*Exercise description:* Reproduce the listing word for word. Skip any image.
/---
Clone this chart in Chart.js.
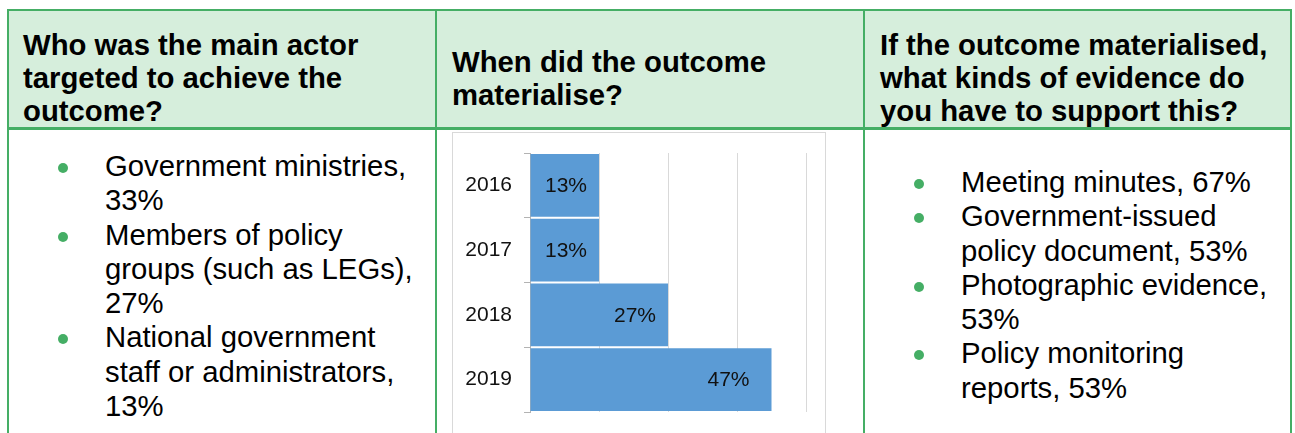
<!DOCTYPE html>
<html lang="en">
<head>
  <meta charset="UTF-8">
  <title>Outcome table</title>
  <script src="https://cdn.jsdelivr.net/npm/chart.js"></script>
  <style>
    html, body { margin: 0; padding: 0; background: #fff; overflow: hidden; }
    body { width: 1295px; height: 433px; position: relative; font-family: "Liberation Sans", Arial, sans-serif; color: #000; }
    .frame { position: absolute; left: 7px; top: 9px; width: 1285px; height: 480px; box-sizing: border-box; border: 2px solid #45ae65; }
    .headbg { position: absolute; left: 9px; top: 11px; width: 1281px; height: 117px; background: #d6eedc; }
    .hline { position: absolute; left: 7px; top: 127px; width: 1285px; height: 3px; background: #45ae65; }
    .vline { position: absolute; top: 9px; width: 2px; height: 480px; background: #45ae65; }
    .head { position: absolute; font-weight: bold; font-size: 29.3px; line-height: 33px; }
    .list { position: absolute; margin: 0; padding: 0; list-style: none; font-size: 29.3px; line-height: 34.3px; }
    .list li { position: relative; }
    .list li::before {
      content: ""; position: absolute; width: 10px; height: 10px; border-radius: 50%;
      background: #45ae65; top: 14px; left: -47px;
    }
    .chartbox { position: absolute; left: 452px; top: 132px; width: 374px; height: 340px; box-sizing: border-box; border: 1px solid #d9d9d9; }
    #grafico { position: absolute; left: 453px; top: 133px; }
  </style>
</head>
<body>
  <div class="headbg"></div>
  <div class="frame"></div>
  <div class="hline"></div>
  <div class="vline" style="left:435px"></div>
  <div class="vline" style="left:863px"></div>

  <div class="head" style="left:23px; top:28px; width:400px">Who was the main actor targeted to achieve the outcome?</div>
  <div class="head" style="left:452px; top:45px; width:400px">When did the outcome materialise?</div>
  <div class="head" style="left:880px; top:28px; width:400px">If the outcome materialised, what kinds of evidence do you have to support this?</div>

  <ul class="list" id="lista" style="left:105px; top:149px; width:321px"></ul>
  <ul class="list" id="listc" style="left:961px; top:165px; width:317px"></ul>

  <div class="chartbox"></div>
  <canvas id="grafico" width="372" height="300"></canvas>

  <script>
    // texto das colunas laterais
    const actores = ["Government ministries, 33%", "Members of policy groups (such as LEGs), 27%", "National government staff or administrators, 13%"];
    const evidencias = ["Meeting minutes, 67%", "Government-issued policy document, 53%", "Photographic evidence, 53%", "Policy monitoring reports, 53%"];

    // dados do grafico (respostas por ano, de 15)
    const anos = ["2016", "2017", "2018", "2019"];
    const respostas = [2, 2, 4, 7];
    const totalRespostas = 15;
    const maxEixo = 8;
    const passoEixo = 2;

    document.getElementById("lista").innerHTML = actores.map(t => `<li>${t}</li>`).join("");
    document.getElementById("listc").innerHTML = evidencias.map(t => `<li>${t}</li>`).join("");

    const pct = v => Math.round(v / totalRespostas * 100) + "%";

    const rotulos = {
      id: "rotulos",
      afterDatasetsDraw(chart) {
        const ctx = chart.ctx;
        ctx.save();
        ctx.font = "21px 'Liberation Sans', Arial, sans-serif";
        ctx.fillStyle = "#111";
        ctx.textAlign = "right";
        ctx.textBaseline = "middle";
        chart.getDatasetMeta(0).data.forEach((bar, i) => {
          const recuo = respostas[i] > 5 ? 22 : 12;
          ctx.fillText(pct(respostas[i]), bar.x - recuo, bar.y + 1);
        });
        ctx.restore();
      }
    };

    Chart.defaults.font.family = "'Liberation Sans', Arial, sans-serif";

    new Chart(document.getElementById("grafico"), {
      type: "bar",
      data: {
        labels: anos,
        datasets: [{
          data: respostas,
          backgroundColor: "#5b9bd5",
          barPercentage: 0.97,
          categoryPercentage: 1
        }]
      },
      options: {
        indexAxis: "y",
        responsive: false,
        animation: false,
        layout: { padding: { left: 0, right: 19, top: 20, bottom: 21 } },
        plugins: { legend: { display: false }, tooltip: { enabled: false } },
        scales: {
          x: {
            min: 0, max: maxEixo,
            ticks: { display: false, stepSize: passoEixo },
            grid: { color: "#d9d9d9", drawTicks: false, tickLength: 0 },
            border: { display: false },
            afterFit(s) { s.height = 0; s.paddingLeft = 0; s.paddingRight = 0; }
          },
          y: {
            ticks: { color: "#111", font: { size: 21 }, padding: 12 },
            grid: { drawOnChartArea: false, drawTicks: true, tickLength: 6, color: "#b3b3b3" },
            border: { display: true, color: "#b3b3b3" },
            afterFit(s) { s.width = 77; s.paddingTop = 0; s.paddingBottom = 0; }
          }
        }
      },
      plugins: [rotulos]
    });
  </script>
</body>
</html>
\---
*Answer for this exercise:*
Clone this chart in Chart.js.
<!DOCTYPE html>
<html lang="en">
<head>
  <meta charset="UTF-8">
  <title>Outcome table</title>
  <script src="https://cdn.jsdelivr.net/npm/chart.js"></script>
  <style>
    html, body { margin: 0; padding: 0; background: #fff; overflow: hidden; }
    body { width: 1295px; height: 433px; position: relative; font-family: "Liberation Sans", Arial, sans-serif; color: #000; }
    .frame { position: absolute; left: 7px; top: 9px; width: 1285px; height: 480px; box-sizing: border-box; border: 2px solid #45ae65; }
    .headbg { position: absolute; left: 9px; top: 11px; width: 1281px; height: 117px; background: #d6eedc; }
    .hline { position: absolute; left: 7px; top: 127px; width: 1285px; height: 3px; background: #45ae65; }
    .vline { position: absolute; top: 9px; width: 2px; height: 480px; background: #45ae65; }
    .head { position: absolute; font-weight: bold; font-size: 29.3px; line-height: 33px; }
    .list { position: absolute; margin: 0; padding: 0; list-style: none; font-size: 29.3px; line-height: 34.3px; }
    .list li { position: relative; }
    .list li::before {
      content: ""; position: absolute; width: 10px; height: 10px; border-radius: 50%;
      background: #45ae65; top: 14px; left: -47px;
    }
    .chartbox { position: absolute; left: 452px; top: 132px; width: 374px; height: 340px; box-sizing: border-box; border: 1px solid #d9d9d9; }
    #grafico { position: absolute; left: 453px; top: 133px; }
  </style>
</head>
<body>
  <div class="headbg"></div>
  <div class="frame"></div>
  <div class="hline"></div>
  <div class="vline" style="left:435px"></div>
  <div class="vline" style="left:863px"></div>

  <div class="head" style="left:23px; top:28px; width:400px">Who was the main actor targeted to achieve the outcome?</div>
  <div class="head" style="left:452px; top:45px; width:400px">When did the outcome materialise?</div>
  <div class="head" style="left:880px; top:28px; width:400px">If the outcome materialised, what kinds of evidence do you have to support this?</div>

  <ul class="list" id="lista" style="left:105px; top:149px; width:321px"></ul>
  <ul class="list" id="listc" style="left:961px; top:165px; width:317px"></ul>

  <div class="chartbox"></div>
  <canvas id="grafico" width="372" height="300"></canvas>

  <script>
    // texto das colunas laterais
    const actores = ["Government ministries, 33%", "Members of policy groups (such as LEGs), 27%", "National government staff or administrators, 13%"];
    const evidencias = ["Meeting minutes, 67%", "Government-issued policy document, 53%", "Photographic evidence, 53%", "Policy monitoring reports, 53%"];

    // dados do grafico (respostas por ano, de 15)
    const anos = ["2016", "2017", "2018", "2019"];
    const respostas = [2, 2, 4, 7];
    const totalRespostas = 15;
    const maxEixo = 8;
    const passoEixo = 2;

    document.getElementById("lista").innerHTML = actores.map(t => `<li>${t}</li>`).join("");
    document.getElementById("listc").innerHTML = evidencias.map(t => `<li>${t}</li>`).join("");

    const pct = v => Math.round(v / totalRespostas * 100) + "%";

    const rotulos = {
      id: "rotulos",
      afterDatasetsDraw(chart) {
        const ctx = chart.ctx;
        ctx.save();
        ctx.font = "21px 'Liberation Sans', Arial, sans-serif";
        ctx.fillStyle = "#111";
        ctx.textAlign = "right";
        ctx.textBaseline = "middle";
        chart.getDatasetMeta(0).data.forEach((bar, i) => {
          const recuo = respostas[i] > 5 ? 22 : 12;
          ctx.fillText(pct(respostas[i]), bar.x - recuo, bar.y + 1);
        });
        ctx.restore();
      }
    };

    Chart.defaults.font.family = "'Liberation Sans', Arial, sans-serif";

    new Chart(document.getElementById("grafico"), {
      type: "bar",
      data: {
        labels: anos,
        datasets: [{
          data: respostas,
          backgroundColor: "#5b9bd5",
          barPercentage: 0.97,
          categoryPercentage: 1
        }]
      },
      options: {
        indexAxis: "y",
        responsive: false,
        animation: false,
        layout: { padding: { left: 0, right: 19, top: 20, bottom: 21 } },
        plugins: { legend: { display: false }, tooltip: { enabled: false } },
        scales: {
          x: {
            min: 0, max: maxEixo,
            ticks: { display: false, stepSize: passoEixo },
            grid: { color: "#d9d9d9", drawTicks: false, tickLength: 0 },
            border: { display: false },
            afterFit(s) { s.height = 0; s.paddingLeft = 0; s.paddingRight = 0; }
          },
          y: {
            ticks: { color: "#111", font: { size: 21 }, padding: 12 },
            grid: { drawOnChartArea: false, drawTicks: true, tickLength: 6, color: "#b3b3b3" },
            border: { display: true, color: "#b3b3b3" },
            afterFit(s) { s.width = 77; s.paddingTop = 0; s.paddingBottom = 0; }
          }
        }
      },
      plugins: [rotulos]
    });
  </script>
</body>
</html>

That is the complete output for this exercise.